[Start]

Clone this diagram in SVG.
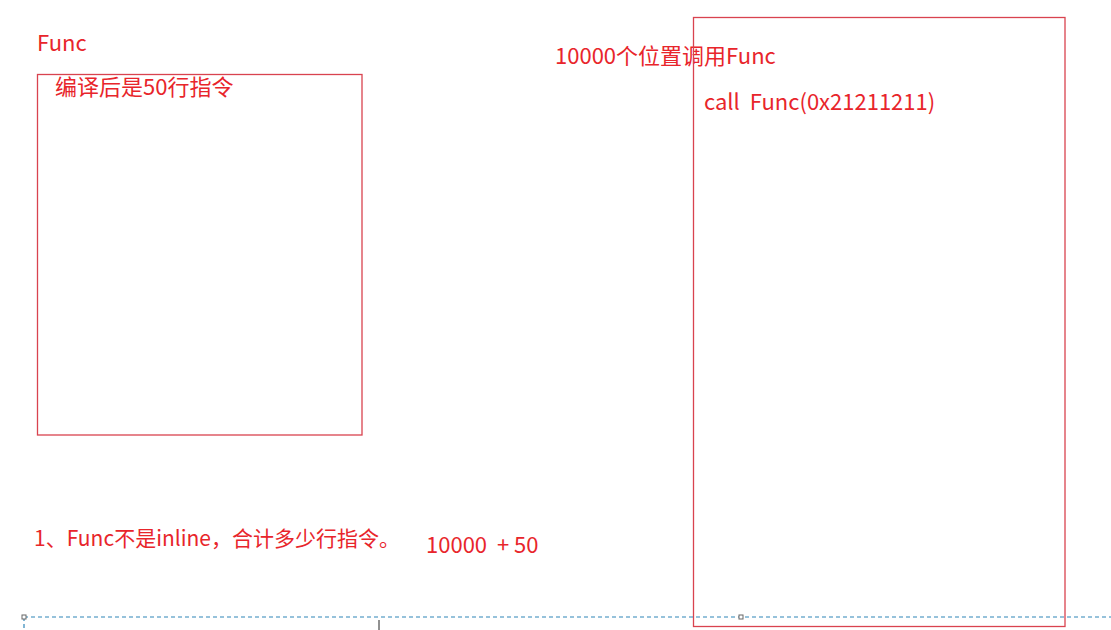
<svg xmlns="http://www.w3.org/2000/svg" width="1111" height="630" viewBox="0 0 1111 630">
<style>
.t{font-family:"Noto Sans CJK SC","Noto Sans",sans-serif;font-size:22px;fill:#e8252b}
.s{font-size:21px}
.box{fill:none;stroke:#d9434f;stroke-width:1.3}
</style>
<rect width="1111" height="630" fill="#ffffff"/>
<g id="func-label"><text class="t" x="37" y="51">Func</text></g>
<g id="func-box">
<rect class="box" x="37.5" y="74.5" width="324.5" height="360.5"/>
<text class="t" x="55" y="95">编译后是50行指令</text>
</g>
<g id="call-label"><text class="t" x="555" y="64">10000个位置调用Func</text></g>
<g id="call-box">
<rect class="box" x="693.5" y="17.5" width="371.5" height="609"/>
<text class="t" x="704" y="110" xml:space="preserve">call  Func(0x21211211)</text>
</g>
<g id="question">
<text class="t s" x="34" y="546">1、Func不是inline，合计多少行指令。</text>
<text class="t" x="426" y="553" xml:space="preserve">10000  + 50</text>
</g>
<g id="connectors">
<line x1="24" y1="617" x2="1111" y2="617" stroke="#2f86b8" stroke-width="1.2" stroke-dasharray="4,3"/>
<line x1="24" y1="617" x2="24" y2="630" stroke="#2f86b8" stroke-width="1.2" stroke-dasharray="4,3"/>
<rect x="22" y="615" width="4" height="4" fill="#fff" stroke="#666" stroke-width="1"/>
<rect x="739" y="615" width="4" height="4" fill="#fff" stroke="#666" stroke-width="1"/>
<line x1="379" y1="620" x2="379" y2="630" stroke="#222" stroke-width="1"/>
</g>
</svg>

[End]

• **WHAT YOU HAVE TO DO**:
Write out the whole listing exactly, and drop the pictures.

• **TASK RESULT**:
Clone this diagram in SVG.
<svg xmlns="http://www.w3.org/2000/svg" width="1111" height="630" viewBox="0 0 1111 630">
<style>
.t{font-family:"Noto Sans CJK SC","Noto Sans",sans-serif;font-size:22px;fill:#e8252b}
.s{font-size:21px}
.box{fill:none;stroke:#d9434f;stroke-width:1.3}
</style>
<rect width="1111" height="630" fill="#ffffff"/>
<g id="func-label"><text class="t" x="37" y="51">Func</text></g>
<g id="func-box">
<rect class="box" x="37.5" y="74.5" width="324.5" height="360.5"/>
<text class="t" x="55" y="95">编译后是50行指令</text>
</g>
<g id="call-label"><text class="t" x="555" y="64">10000个位置调用Func</text></g>
<g id="call-box">
<rect class="box" x="693.5" y="17.5" width="371.5" height="609"/>
<text class="t" x="704" y="110" xml:space="preserve">call  Func(0x21211211)</text>
</g>
<g id="question">
<text class="t s" x="34" y="546">1、Func不是inline，合计多少行指令。</text>
<text class="t" x="426" y="553" xml:space="preserve">10000  + 50</text>
</g>
<g id="connectors">
<line x1="24" y1="617" x2="1111" y2="617" stroke="#2f86b8" stroke-width="1.2" stroke-dasharray="4,3"/>
<line x1="24" y1="617" x2="24" y2="630" stroke="#2f86b8" stroke-width="1.2" stroke-dasharray="4,3"/>
<rect x="22" y="615" width="4" height="4" fill="#fff" stroke="#666" stroke-width="1"/>
<rect x="739" y="615" width="4" height="4" fill="#fff" stroke="#666" stroke-width="1"/>
<line x1="379" y1="620" x2="379" y2="630" stroke="#222" stroke-width="1"/>
</g>
</svg>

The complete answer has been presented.